MoLEx: Mixture of LoRA Experts in Speech Self-Supervised Models for Audio Deepfake Detection
Authors: Zihan Pan, Sailor Hardik Bhupendra, Jinyang Wu
Published: 2025-09-11 06:18:29+00:00
AI Summary
This paper introduces MoLEx, a parameter-efficient framework for audio deepfake detection that combines Low-Rank Adaptation (LoRA) with a Mixture-of-Experts (MoE) router. MoLEx efficiently finetunes pre-trained self-supervised learning (SSL) models by only updating selected experts, achieving state-of-the-art performance with reduced computational costs.
Abstract
While self-supervised learning (SSL)-based models have boosted audio deepfake detection accuracy, fully finetuning them is computationally expensive. To address this, we propose a parameter-efficient framework that combines Low-Rank Adaptation with a Mixture-of-Experts router, called Mixture of LoRA Experts (MoLEx).

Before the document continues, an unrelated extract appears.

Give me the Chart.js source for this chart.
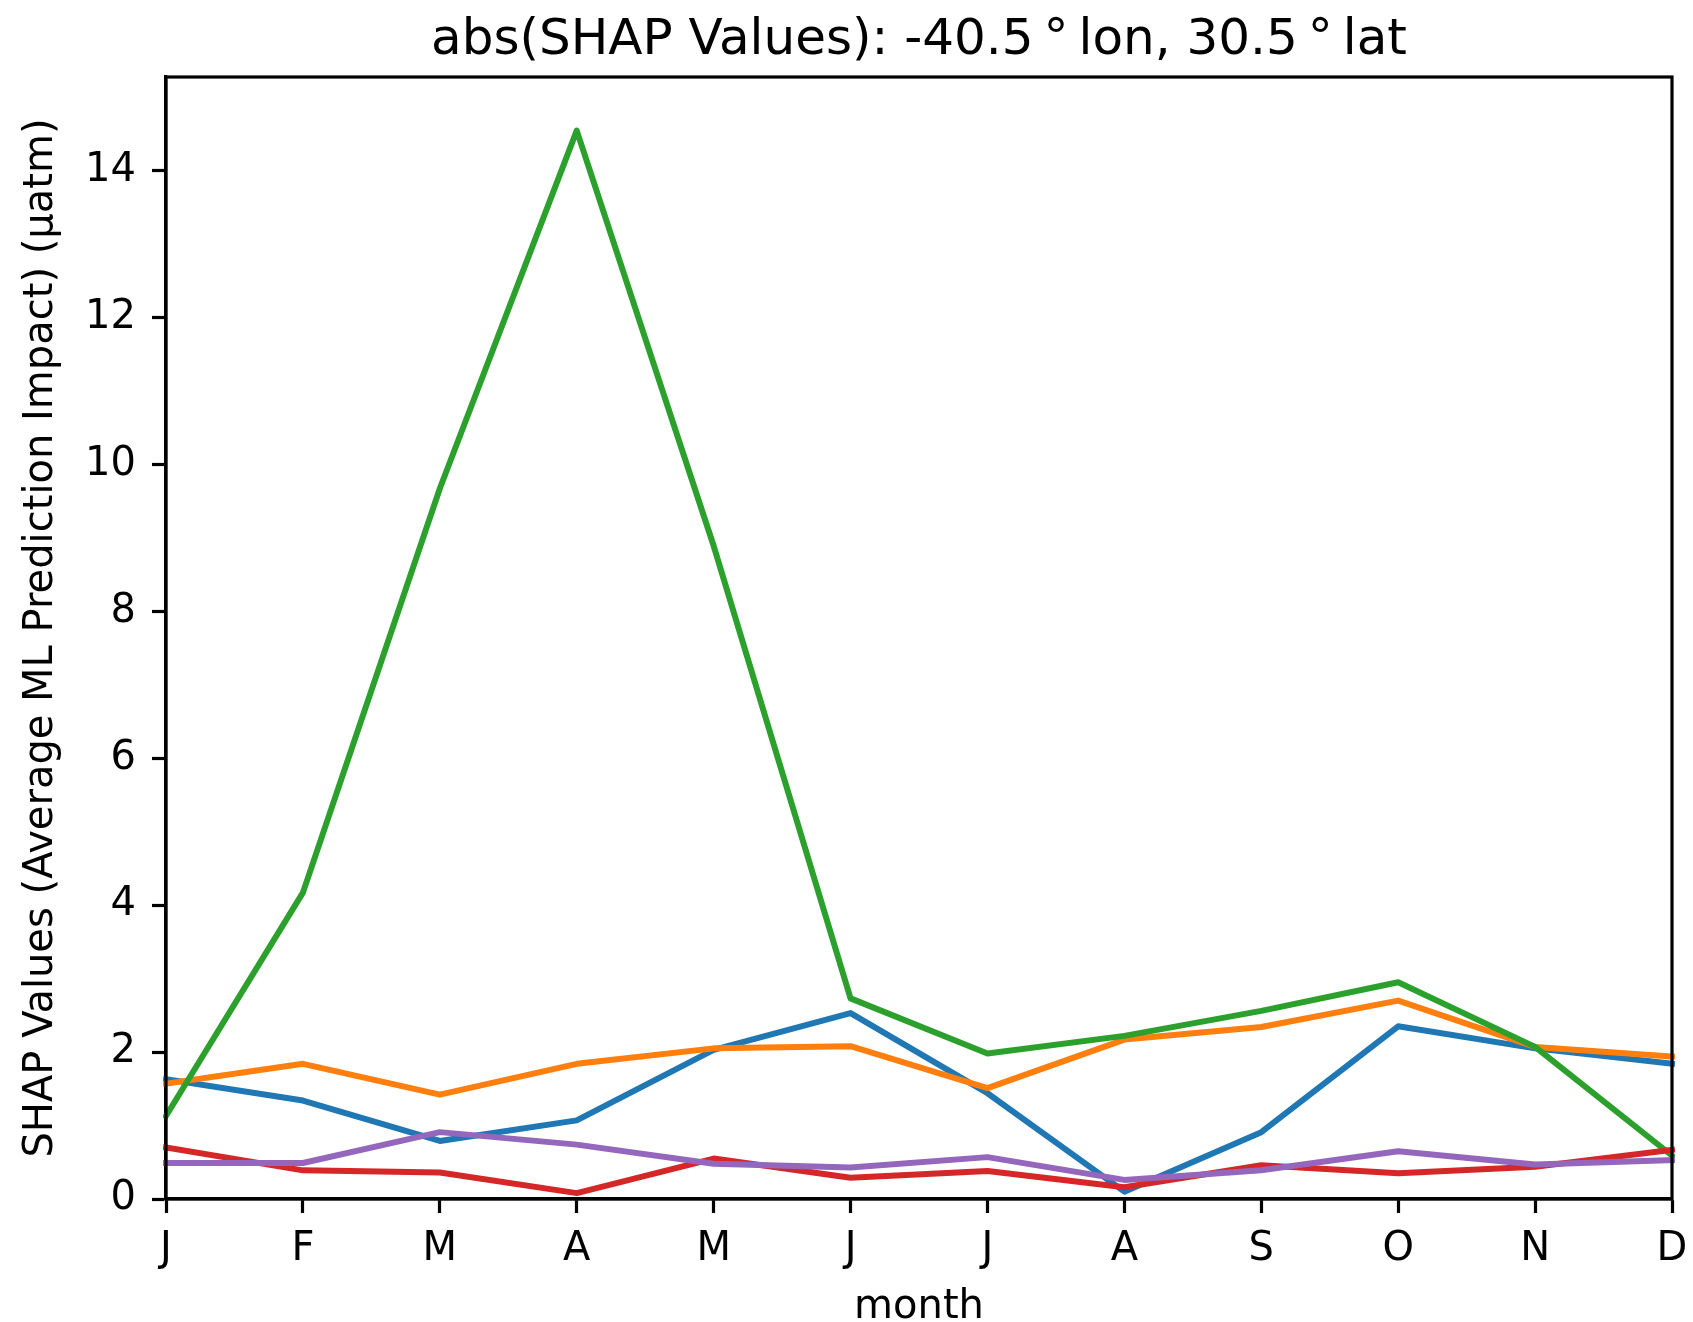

It preserves pre-trained knowledge of SSL models while efficiently finetuning only selected experts, reducing training costs while maintaining robust performance. The observed utility of experts during inference shows the router reactivates the same experts for similar attacks but switches to other experts for novel spoofs, confirming MoLEx's domain-aware adaptability. MoLEx additionally offers flexibility for domain adaptation by allowing extra experts to be trained without modifying the entire model. We mainly evaluate our approach on the ASVSpoof 5 dataset and achieve the state-of-the-art (SOTA) equal error rate (EER) of 5.56% on the evaluation set without augmentation.